The below video illustrates what I mean. As the camera moves further away from the terrain, the nodes at the back should stop rendering. This happens to most of the nodes. However, some of the nodes are rejected from the render list incorrectly, such as a node in front disappearing from view before a node behind it.

This is the problem that I am having issues fixing. I  will continue working on it for the time being, but I may not be able to crack this.

I believe I have figured out why the spherical terrain parsing system doesn’t work properly.

I have closely examined the nodes stored in the quad tree during the call to build the renderlist.

What is happening is that higher level nodes are being rejected because their distance is greater than the view distance, this is correct. However, it turns out that some of the child nodes of those higher level nodes have distances less than the view distance, which means that they should be subdividing or rendering, but they are not, because they have been excluded from the search.

This leads to not all of the nodes rendering correctly, which I believe leads to the striping effect that I am seeing.

If this is correct, then it should be fixable. I should be able to, for the moment at least, just find the closest point in the node to the players position, and if they is within the players view distance, I subdivide the entire node. This is a little messy and inefficient, since it involves additional distance checks for every point in the node, but it should work for now.

I have made some changes to the subdivision code which have addressed the optimisation issues.

I can now subdivide the terrain into without processing every node, but, in addition to some other logical issues, there is also a more serious problem.

It seems that when I parse the tree correctly (Subdividing only required nodes) the terrain does not smoothly fade in and out of view. It seems to render in strips, such as in the images below.

I am not certain how to fix this, or even if it can be fixed. I am concerned that this could be a serious logical flaw.

I am reasonably confident that this can be fixed however.

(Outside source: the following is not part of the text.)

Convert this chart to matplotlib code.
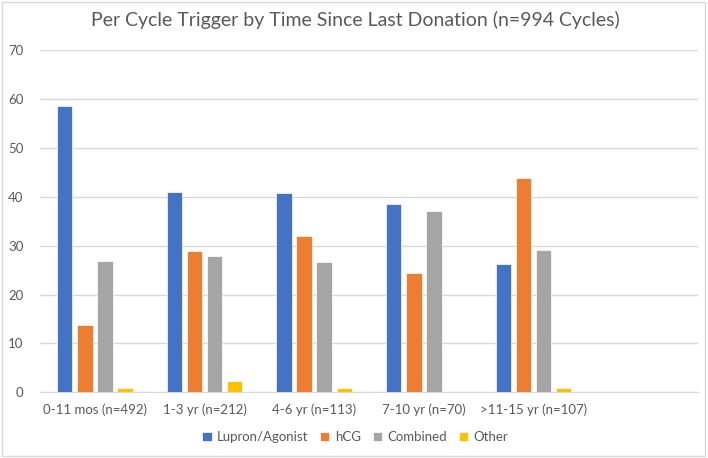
import matplotlib
matplotlib.use("Agg")
import matplotlib.pyplot as plt
from matplotlib.patches import Rectangle
import numpy as np

plt.rcParams['font.family'] = ['Lato', 'DejaVu Sans']

categories = ["0-11 mos (n=492)", "1-3 yr (n=212)", "4-6 yr (n=113)", "7-10 yr (n=70)", ">11-15 yr (n=107)", ""]
series_names = ["Lupron/Agonist", "hCG", "Combined", "Other"]
lupron = [58.5, 41.0, 40.7, 38.6, 26.2, 0]
hcg = [13.8, 28.8, 31.9, 24.3, 43.9, 0]
combined = [26.8, 27.9, 26.6, 37.1, 29.0, 0]
other = [0.8, 2.3, 0.9, 0.0, 0.9, 0]
colors = ["#4472C4", "#ED7D31", "#A5A5A5", "#FFC000"]

W, H = 708, 458
fig = plt.figure(figsize=(W/100, H/100), dpi=100)
fig.patches.append(Rectangle((2/W, 2/H), 703/W, 454/H, transform=fig.transFigure,
                             fill=False, edgecolor="#D9D9D9", linewidth=1.0))

ax = fig.add_axes([40/W, (H-392.3)/H, 658/W, 342.3/H])
n = len(categories)
x = np.arange(n)
bw = 0.14
step = 0.1825
offsets = (np.arange(4) - 1.5) * step
for vals, c, name, off in zip([lupron, hcg, combined, other], colors, series_names, offsets):
    ax.bar(x + off, vals, width=bw, color=c, label=name, zorder=3, edgecolor="white", linewidth=0.5)

ax.set_xlim(-0.5, n - 0.5)
ax.set_ylim(0, 70)
ax.set_yticks(range(0, 71, 10))
ax.set_xticks(x)
ax.set_xticklabels(categories)
ax.grid(axis='y', color="#D9D9D9", linewidth=1.0, zorder=0)
for s in ['top', 'right', 'left']:
    ax.spines[s].set_visible(False)
ax.spines['bottom'].set_color("#D9D9D9")
ax.tick_params(axis='both', length=0, colors="#595959", labelsize=9.5)
ax.tick_params(axis='y', pad=12)
ax.tick_params(axis='x', pad=8)

fig.text(355/W, 1 - 20/H, "Per Cycle Trigger by Time Since Last Donation (n=994 Cycles)",
         ha='center', va='center', fontsize=14, color="#595959")

leg = fig.legend(loc='center', bbox_to_anchor=(355/W, 1 - 437/H), ncol=4, frameon=False,
                 fontsize=9.5, handlelength=0.7, handleheight=0.7, handletextpad=0.4,
                 columnspacing=0.9, labelcolor="#595959")

fig.savefig("out.png", dpi=100)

Upon further testing, it seems that my solution to the parsing and optimisation problem was not actually correct.

Even though it did work, when I analysed the number of calculations performed by the function I saw that there was one calculation for each node in the quad tree.

This means that it did not actually produce any noticeable benefit or performance boost. I do feel that I am very close to figuring this out, however, and I am currently in the process of refactoring the code to solve this.

Since the quad tree parsing algorithm uses recursion, this is not nearly as easy as it could be. I am looking into other parsing options (such as using a stack) as well as modifying the logic in my current code.

I believe I have finally achieved proof of concept with the spherical terrain using CLOD! After 82 posts, including 49 specific to CLOD, I think I am finally there (or almost, at least).

At the below video shows, I have successfully implemented a system whereby the terrain will dynamically change detail levels as the camera gets closer and closer to the world, and switch back again as it moves away.

The change is actually far more seamless than I thought! I was concerned that there would be problems at the edges, where the different levels of detail meet (for example, when the terrain close to the camera is rendering at a higher detail level than the terrain far from the camera), however this does not appear to be a major issue.

There is a visible border between the detail levels, which is to be expected, since I haven’t added any edge stitching yet, but in general the transition is very smooth.

Most importantly, the frame rate seems to be very consistent. I have not done full benchmarks at high resolution yet, but from the low resolution tests that I have done so far, the framerate does not seem to drop very much as the new tiers are paged in. This is all very encouraging.

There is still a lot of work to be done however. Firstly, at the moment, the transition is controlled by an If/Else statement with fixed distance variables, i.e, if the player is less than 5000 units away, display the lowest tier, once they are within 4000 units, transition to the next tier, etc etc. Obviously, this will not work for the final version of the terrain since I will not know exactly how many tiers they will be (the number of tiers will depend on the max resolution of that particular terrain) and in addition, I don’t want to hard code the distance values, these should be dynamic.

I also need to find a way to scale the terrain to realistic planet sizes. This will require finding a way to dynamically generate and add points to the quad tree, since generating enough points to render and entire planet cannot be done all at once. I will probably use my current code until the player gets close to the planet, and then begin generating points dynamically and adding just the points close to the player to the quad tree. This should allow far greater detail without having to load all points into the quad tree at once in the beginning of the simulation.

I also have to texture the terrain, and make sure that the terrain rendering and collision work at realistic sizes (this will involve dealing with 32-bit precision issues). I will also have to make sure the terrain works in multiplayer.

I have created a very short video clip showing off the subdivision code as it is now. I am only rendering  one face of the quad tree, but the subdivision seems ok. The terrain is being divided into quads based on the proximity of the player to the camera.

The main issues now are that the terrain is not seamlessly integrating the multiple levels of detail (The terrain in the video is only rendering one detail level), also, the terrain seems to subdivide in reverse order. The more complex tiers are rendered the further the player move from the camera, and the less complex tiers are rendered as the get closer. I am not certain why this occurs, but I am making progress with this.